Charlie Rouse & Paul Quinichette
Charlie Rouse & Paul Quinichette
Charlie Rouse and Paul Quinichette : The chase is on
Charlie Rouse, Paul Rouse (tenor sax), Freddie Green (guitar), Wyton Kelly, Hank Jones (piano), Wendell Marchall (bass), Ed Thigpen (drums)
Bethlehem 6021
Pure Pleasure Records : LP 180 gram
Brand New and Sealed Record
A1 - The Chase Is On
A2 - When The Blues Come On
A3 - This Can't Be Love
A4 - Last Time For Love
B1 - You're Cheating Yourself
B2 - Knittin'
B3 - Tender Trap
B4 - The Things I Love
Recorded on August 29, 1957 in New York City : A1,3,4 & B2-4 with Wynton Kelly, piano.
and September 8, 1957 in New York City : A2 & B1 with Hank Jones, piano and Freddie Green, guitar.
The twin tenor sax tradition yielded grand pairings with the likes of Wardell Gray and Dexter Gordon, Arnett Cobb and Eddie "Lockjaw" Davis, Gene Ammons and Sonny Stitt, and Al Cohn and Zoot Sims. This one-shot teaming of Charlie Rouse and Paul Quinichette brought forth a union of two distinctly different mannerisms within the mainstream jazz continuum.
Rouse, who would go on to prolific work with Thelonious Monk and was at this time working with French horn icon Julius Watkins, developed a fluid signature sound that came out of the more strident and chatty style heard here. By this time in 1957, Quinichette, nicknamed the Vice Prez for his similar approach to Lester Young, was well established in the short term with Count Basie. His liquid, full-bodied, soulful tone became an undeniable force, albeit briefly, before he dropped out of the scene shortly after this date to be an electrical engineer.
Working with standards, there's a tendency for them to play the head arrangements in unison, but then one of them on occasion plays an off-the-cuff short phrase that strays from the established melodic path. They also seem to do a hard bop jam, then a ballad, and back to hard swinging. The title track is simply a killer, a perfect fun romp of battling duelists, and one that you'd like to hear in any nightclub setting.

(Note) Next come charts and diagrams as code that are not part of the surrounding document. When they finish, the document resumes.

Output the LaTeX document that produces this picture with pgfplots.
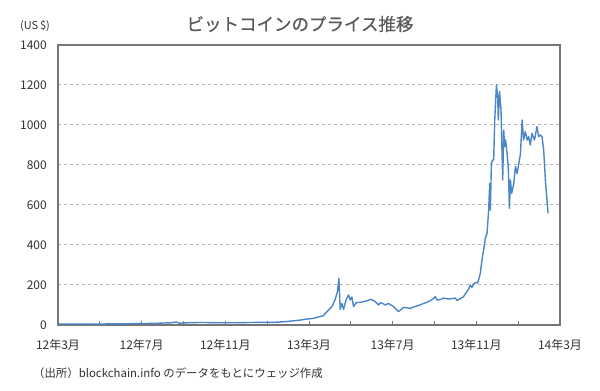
\documentclass[border=0pt]{standalone}
\usepackage{pgfplots}
\pgfplotsset{compat=1.18}
\usepackage{fontspec}
\setmainfont{Noto Sans CJK JP}
\newfontfamily\titlefont[FakeBold=0.6]{Noto Sans CJK JP}
\definecolor{linebl}{RGB}{74,134,200}
\definecolor{txtg}{RGB}{50,50,50}
\definecolor{titg}{RGB}{89,89,89}
\definecolor{frameg}{RGB}{118,118,118}
\definecolor{gridg}{RGB}{180,180,180}
\begin{document}
\begin{tikzpicture}
\useasboundingbox (-58pt,-66pt) rectangle (542pt,325pt);
\begin{axis}[
  scale only axis,
  width=502pt, height=280pt,
  xmin=0, xmax=24, ymin=0, ymax=1400,
  axis line style={frameg, line width=1.2pt},
  xtick={0,2,...,24},
  xticklabels={12年3月,,12年7月,,12年11月,,13年3月,,13年7月,,13年11月,,14年3月},
  xtick pos=bottom, tick align=inside,
  major tick length=4pt,
  xtick style={frameg, line width=0.8pt},
  ytick={0,200,...,1400},
  ytick style={draw=none},
  ymajorgrids,
  grid style={gridg, dash pattern=on 3pt off 3pt, line width=1pt},
  /pgf/number format/assume math mode=true,
  /pgf/number format/1000 sep={},
  tick label style={font=\fontsize{12}{14}\selectfont, text=txtg},
  yticklabel style={anchor=east, inner sep=0pt, xshift=-11pt},
  xticklabel style={anchor=north, inner sep=0pt, yshift=-14pt},
]
\addplot[linebl, line width=1.4pt, line join=round] table {
x y
0 4.9
0.5 4.9
1 5.0
1.5 5.1
2 5.2
2.5 5.3
3 5.6
3.5 6.5
4 7.0
4.3 7.6
4.6 8.5
4.9 9.2
5.2 10.5
5.45 11.2
5.58 13.5
5.65 15.5
5.72 12
5.82 8.5
6.0 10.5
6.3 11.5
6.6 12.2
7.0 12.5
7.5 11.5
8.0 11.0
8.5 11.5
9.0 12.2
9.5 13.0
10.0 13.5
10.3 13.4
10.6 15
10.9 17
11.1 19.5
11.3 21
11.6 25
11.9 30
12.2 33
12.44 40
12.68 46
12.86 67
12.97 78
13.1 92
13.25 128
13.36 167
13.43 233
13.49 78
13.57 108
13.65 78
13.78 128
13.89 150
13.97 125
14.05 140
14.13 92
14.26 112
14.45 113
14.61 117
14.8 122
14.93 128
15.05 124
15.17 117
15.33 100
15.41 112
15.55 106
15.65 100
15.8 108
15.92 100
16.04 92
16.16 80
16.28 67
16.4 78
16.52 88
16.7 86
16.84 83
17.0 90
17.16 95
17.3 100
17.48 108
17.6 112
17.72 117
17.9 128
18.04 142
18.12 125
18.3 128
18.44 135
18.55 132
18.67 130
18.85 132
19.0 135
19.08 122
19.2 130
19.39 142
19.55 167
19.63 180
19.71 200
19.79 188
19.87 205
19.97 212
20.06 210
20.12 230
20.19 258
20.27 325
20.32 358
20.35 375
20.43 433
20.51 458
20.59 575
20.64 708
20.67 575
20.72 808
20.78 825
20.83 825
20.88 1025
20.96 1200
21.02 1142
21.05 1025
21.11 1167
21.18 1075
21.26 725
21.31 975
21.35 892
21.40 925
21.47 858
21.53 780
21.58 583
21.63 725
21.69 658
21.79 708
21.87 792
21.95 758
22.02 800
22.11 858
22.19 1025
22.26 925
22.34 967
22.43 925
22.50 942
22.58 900
22.66 958
22.78 925
22.90 992
22.98 942
23.06 950
23.14 942
23.22 875
23.30 725
23.43 558
};
\end{axis}
\node[text=titg, font=\titlefont\fontsize{17.5}{20}\selectfont] at (242pt,301pt) {ビットコインのプライス推移};
\node[text=txtg, font=\fontsize{11}{13}\selectfont, anchor=west, inner sep=0pt] at (-38pt,299pt) {(US\,\$)};
\node[text=txtg, font=\fontsize{11.4}{13}\selectfont, anchor=west, inner sep=0pt] at (-25pt,-48pt) {（出所）blockchain.info のデータをもとにウェッジ作成};
\end{tikzpicture}
\end{document}
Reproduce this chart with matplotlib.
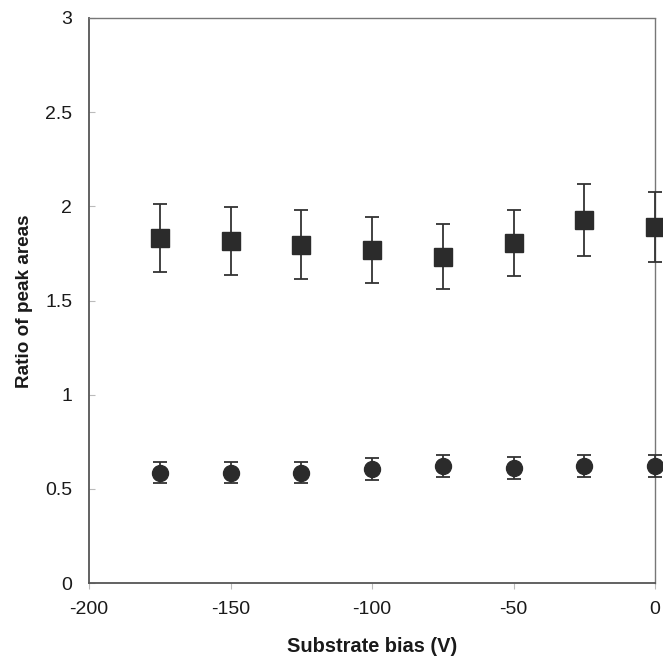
import matplotlib
matplotlib.use("Agg")
import matplotlib.pyplot as plt

plt.rcParams['font.family'] = ['Liberation Sans', 'DejaVu Sans']

# Substrate bias (V)
bias = [-175, -150, -125, -100, -75, -50, -25, 0]

# Upper series (squares): peak-area ratio and error
ratio_sq = [1.832, 1.816, 1.795, 1.768, 1.733, 1.806, 1.928, 1.889]
err_sq = [0.180, 0.182, 0.183, 0.175, 0.172, 0.177, 0.190, 0.187]

# Lower series (circles): peak-area ratio and error
ratio_ci = [0.585, 0.585, 0.585, 0.605, 0.620, 0.610, 0.622, 0.621]
err_ci = [0.056, 0.056, 0.056, 0.057, 0.057, 0.058, 0.058, 0.058]

xticks = [-200, -150, -100, -50, 0]
yticks = [0, 0.5, 1, 1.5, 2, 2.5, 3]
ytick_labels = ['0', '0.5', '1', '1.5', '2', '2.5', '3']

fig = plt.figure(figsize=(6.63, 6.61), dpi=100)
ax = fig.add_axes([89 / 663, 78 / 661, 566 / 663, 565 / 661])

dark = '#2b2b2b'
ax.errorbar(bias, ratio_sq, yerr=err_sq, fmt='s', ms=12.5, color=dark,
            mfc=dark, mec=dark, ecolor='#333333', elinewidth=1.3,
            capsize=4.8, capthick=1.3, clip_on=False, zorder=3)
ax.errorbar(bias, ratio_ci, yerr=err_ci, fmt='o', ms=11.5, color=dark,
            mfc=dark, mec=dark, ecolor='#333333', elinewidth=1.3,
            capsize=4.8, capthick=1.3, clip_on=False, zorder=3)

ax.set_xlim(-200, 0)
ax.set_ylim(0, 3)
ax.set_xticks(xticks)
ax.set_xticklabels([str(v) for v in xticks])
ax.set_yticks(yticks)
ax.set_yticklabels(ytick_labels)

for side in ('left', 'bottom'):
    ax.spines[side].set_color('#555555')
    ax.spines[side].set_linewidth(1.3)
for side in ('top', 'right'):
    ax.spines[side].set_color('#777777')
    ax.spines[side].set_linewidth(1.0)
    ax.spines[side].set_linestyle((0, (1.5, 1)))

ax.tick_params(axis='x', direction='out', length=4, width=0.8, color='#bbbbbb',
               labelsize=14, pad=9, labelcolor='#1a1a1a')
ax.tick_params(axis='y', direction='in', length=4, width=0.8, color='#bbbbbb',
               labelsize=14, pad=12, labelcolor='#1a1a1a')

fig.text(372 / 663, 1 - 647 / 661, 'Substrate bias (V)', ha='center', va='center',
         fontsize=14.4, fontweight='bold', color='#1a1a1a')
fig.text(25 / 663, 1 - 301 / 661, 'Ratio of peak areas', ha='center', va='center',
         rotation=90, fontsize=13.6, fontweight='bold', color='#1a1a1a')

fig.savefig('out.png', dpi=100)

Some slight harmonic inserts set "This Can't Be Love" apart from the original and "The Things I Love" displays the two tenors at their conversational best, while the lone original, "Knittin'," is a fundamental 12-bar swing blues, straight up and simple but with some subtle harmonic nuances.
The rhythm section of pianist Wynton Kelly, bass player Wendell Marshall, and drummer Ed Thigpen do their usual yeoman job. But on two tracks, pianist Hank Jones and rhythm guitarist Freddie Green take over, and the sound of the band changes dramatically to the more sensitive side on a low-down version of "When the Blues Come On" and the good-old basic vintage swinger "You're Cheating Yourself."
"The combination of Rouse and Quinichette was a very satisfactory coupling of two talented and promising post-swing to bop individualists, who played to all of their strengths and differences on this worthy - and now legendary - session." - Michael G. Nastos, AllMusic.
The "golden age" of recordings was from 1955 to 1965, at the beginning of the LP and the stereo era, where pure vacuum tube amplification helped produce recordings demonstrating unparalleled fidelity and warmth, lifelike presence and illumination.
This Pure Pleasure LP was remastered using pure analogue components only, from the original analogue studio tapes through to the cutting head and was pressed with virgin vinyl at Pallas.